Ford announced that it has replaced Joe Hinrichs with its current president of new businesses, technology, and strategy, Jim Farley. Hinrichs, who previously worked at General Motors, has been working with Ford with the past 19 years. Ford did not specify why it had removed Hinrich and only termed his departure as a retirement. This is despite the fact that Hinrich is only 53-years old.
The company's CEO, Jim Hackett, mentioned in a statement that the company felt that Farley was the right person to take on the important role to drive future growth. Farley will officially take over Hinrich's responsibilities on the first of March.
Hackett thanked Hinrich in his statement for the contributions he had given to the company over the past two decades. The CEO added that Hinrich was instrumental in helping Ford survive the Great Recession without it having to need taxpayer bailout or go bankrupt.
Hackett clarified to reporters that Hinrich's departure had nothing to do with the re-launch issues of its Explorer SUV. Problems with quality and production resulted in a massive decline in sales for the company's best-selling SUV, eating into its bottom line. Hackett claims that all executives share the responsibilities for the issues and that Hinrich's removal was not tied to the problem.

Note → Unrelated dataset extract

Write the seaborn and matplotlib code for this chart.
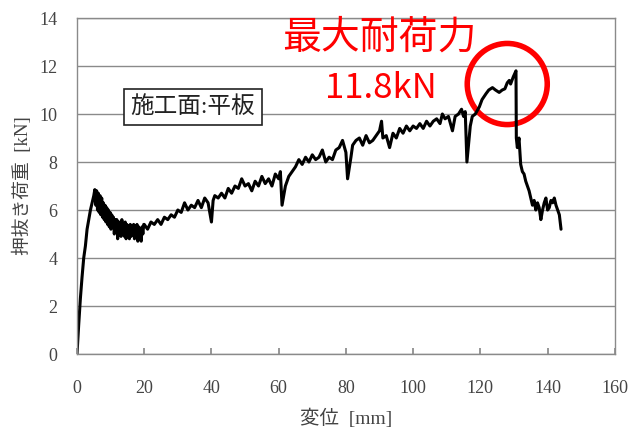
import matplotlib
matplotlib.use("Agg")
import matplotlib.pyplot as plt
from matplotlib.patches import Ellipse
import seaborn as sns
import pandas as pd

# Push-out load vs. displacement record, split into three stretches
# initial elastic rise
rise_mm = [0, 0.5, 1, 1.5, 2, 2.5, 3, 3.5, 4, 4.5, 5, 5.3]
rise_kN = [0, 1.2, 2.3, 3.2, 4.0, 4.5, 5.2, 5.6, 6.0, 6.3, 6.6, 6.85]

# noisy softening band after first peak
band_mm = [
    5.6, 5.85, 6.1, 6.35, 6.6, 6.85, 7.1, 7.35, 7.6, 7.85, 8.1, 8.35, 8.6, 8.85,
    9.1, 9.35, 9.6, 9.85, 10.1, 10.35, 10.6, 10.85, 11.1, 11.35, 11.6, 11.85,
    12.1, 12.35, 12.6, 12.85, 13.1, 13.35, 13.6, 13.85, 14.1, 14.35, 14.6, 14.85,
    15.1, 15.35, 15.6, 15.85, 16.1, 16.35, 16.6, 16.85, 17.1, 17.35, 17.6, 17.85,
    18.1, 18.35, 18.6, 18.85, 19.1, 19.35, 19.6, 19.85,
]
band_kN = [
    6.2, 6.8, 6.0, 6.7, 5.9, 6.6, 5.8, 6.5, 5.7, 6.3, 5.6, 6.2, 5.5, 6.1, 5.4,
    6.0, 5.3, 5.9, 5.2, 5.8, 5.3, 5.7, 5.0, 5.6, 5.1, 5.6, 4.8, 5.5, 5.0, 5.5,
    4.9, 5.6, 5.0, 5.4, 4.9, 5.5, 4.8, 5.4, 5.0, 5.3, 4.8, 5.4, 4.9, 5.3, 5.0,
    5.4, 4.8, 5.3, 4.9, 5.4, 4.7, 5.3, 4.8, 5.2, 4.7, 5.3, 5.0, 5.4,
]

# hardening up to the maximum and the post-peak drop
rest_mm = [
    20, 21, 22, 23, 24, 25, 26, 27,
    28, 29, 30, 31, 32, 33, 34, 35, 36, 37, 38, 39, 40, 40.5, 41, 42, 43, 44, 45,
    46, 47, 48, 49, 50, 51, 52, 53, 54, 55, 56, 57, 58, 59, 60, 60.5, 61, 62, 63,
    64, 65, 66, 67, 68, 69, 70, 71, 72, 73, 74, 75, 76, 77, 78, 79, 80, 80.5,
    81.5, 82, 83, 84, 85, 86, 87, 88, 89, 90, 90.6, 91, 92, 93, 94, 95, 96, 97,
    98, 99, 100, 101, 102, 103, 104, 105, 106, 107, 108, 108.7, 109.5, 110.5,
    111.7, 112.5, 113.5, 114.4, 115, 115.5, 116, 117, 117.6, 118.5, 119.7, 120.5,
    121.7, 122.5, 123.6, 124.5, 125.6, 126.5, 127.3, 128, 128.6, 129, 129.8,
    130.6, 130.7, 131, 131.5, 132, 132.5, 133, 133.5, 134, 134.5, 135, 135.5,
    136, 136.5, 137, 137.5, 138, 138.5, 139, 139.5, 140, 140.5, 141, 141.5, 142,
    142.5, 143, 143.5, 144,
]
rest_kN = [
    5.4, 5.2, 5.5,
    5.4, 5.6, 5.4, 5.7, 5.6, 5.8, 5.7, 6.0, 5.9, 6.3, 6.0, 6.2, 6.1, 6.4, 6.1,
    6.5, 6.3, 5.5, 6.4, 6.6, 6.5, 6.7, 6.5, 6.9, 6.7, 7.0, 6.9, 7.3, 7.0, 7.1,
    6.8, 7.2, 7.0, 7.4, 7.1, 7.3, 7.0, 7.5, 7.3, 7.6, 6.2, 7.0, 7.4, 7.6, 7.8,
    8.1, 7.9, 8.2, 8.0, 8.3, 8.1, 8.2, 8.5, 8.0, 8.2, 8.1, 8.5, 8.6, 8.9, 8.4,
    7.3, 8.2, 8.7, 8.9, 9.0, 8.7, 9.1, 8.8, 8.9, 9.1, 9.3, 9.7, 9.0, 9.1, 8.6,
    9.2, 9.0, 9.4, 9.2, 9.5, 9.3, 9.5, 9.4, 9.6, 9.4, 9.7, 9.5, 9.7, 9.8, 9.6,
    10.0, 9.8, 9.9, 9.3, 9.9, 10.0, 10.2, 9.9, 10.1, 8.0, 9.5, 9.9, 10.0, 10.3,
    10.6, 10.85, 11.0, 11.1, 11.0, 10.9, 11.0, 11.05, 11.3, 11.4, 11.25, 11.55,
    11.8, 9.0, 8.6, 9.0, 7.9, 7.6, 7.5, 7.2, 7.0, 6.8, 6.5, 6.2, 6.4, 6.0, 6.3,
    6.1, 5.6, 6.0, 6.3, 6.5, 6.0, 6.1, 6.4, 6.3, 6.5, 6.2, 6.0, 5.8, 5.2,
]
x_ticks = [0, 20, 40, 60, 80, 100, 120, 140, 160]
y_ticks = [0, 2, 4, 6, 8, 10, 12, 14]
peak_load_kN = 11.8

df = pd.DataFrame({
    "displacement": rise_mm + band_mm + rest_mm,
    "load": rise_kN + band_kN + rest_kN,
})

sns.set_theme(style="white")
serif_jp = ["Liberation Serif", "Noto Sans CJK JP"]
plt.rcParams["font.family"] = serif_jp

fig = plt.figure(figsize=(6.28, 4.29), dpi=100)
ax = fig.add_axes([0.1226, 0.1748, 0.8564, 0.7832])

sns.lineplot(data=df, x="displacement", y="load", sort=False, estimator=None,
             color="black", linewidth=2.2, ax=ax)

ax.set_xlim(0, 160)
ax.set_ylim(0, 14)
ax.set_xticks(x_ticks)
ax.set_yticks(y_ticks)
ax.yaxis.grid(True, color="#8a8a8a", linewidth=1.0)
ax.xaxis.grid(False)
for s in ax.spines.values():
    s.set_color("#8a8a8a")
    s.set_linewidth(1.0)
ax.tick_params(axis="x", direction="in", length=4, color="#8a8a8a",
               pad=19, labelsize=13, labelcolor="#444444", bottom=True)
ax.tick_params(axis="y", length=0, pad=14, labelsize=13, labelcolor="#444444")

ax.set_xlabel("変位  [mm]", fontsize=14, color="#444444", labelpad=8)
ax.set_ylabel("押抜き荷重  [kN]", fontsize=13.5, color="#444444", labelpad=5)

ax.text(34.5, 10.3, "施工面:平板", fontsize=17, color="#222222",
        ha="center", va="center",
        bbox=dict(boxstyle="square,pad=0.3", facecolor="white",
                  edgecolor="#222222", linewidth=1.2))

sans_jp = ["Noto Sans CJK JP", "DejaVu Sans"]
ax.text(90.0, 13.2, "最大耐荷力", fontsize=28, color="#ff0000",
        ha="center", va="center", family=sans_jp)
ax.text(90.3, 11.05, f"{peak_load_kN}kN", fontsize=25, color="#ff0000",
        ha="center", va="center", family=sans_jp)

ax.add_patch(Ellipse((128.0, 11.25), width=23.8, height=3.38, fill=False,
                     edgecolor="#ff0000", linewidth=4, clip_on=False))

fig.savefig("out.png", dpi=100)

Ford's shares prices have so far dropped to a new 52-week low following the release of its disappointing fourth-quarter earnings. The company reported a larger-than-expected loss for the quarter, which managed to erase its profits for the entire year. Last year, the company's stock had only dropped by 1.7 percent. Since January, the stock has dropped by more than 11.3 percent already.
Hackett admitted during the company's latest earnings call that its performance fell short of what was promised to investors. The CEO, who had recently been the subject of criticism over the progress of its ambitious $11 billion global restructuring plan, also revealed that its expected earnings for the first quarter might be affected. Ford revealed that it expects its earnings before interest and taxes in the first quarter to be lower by about $1.1 billion.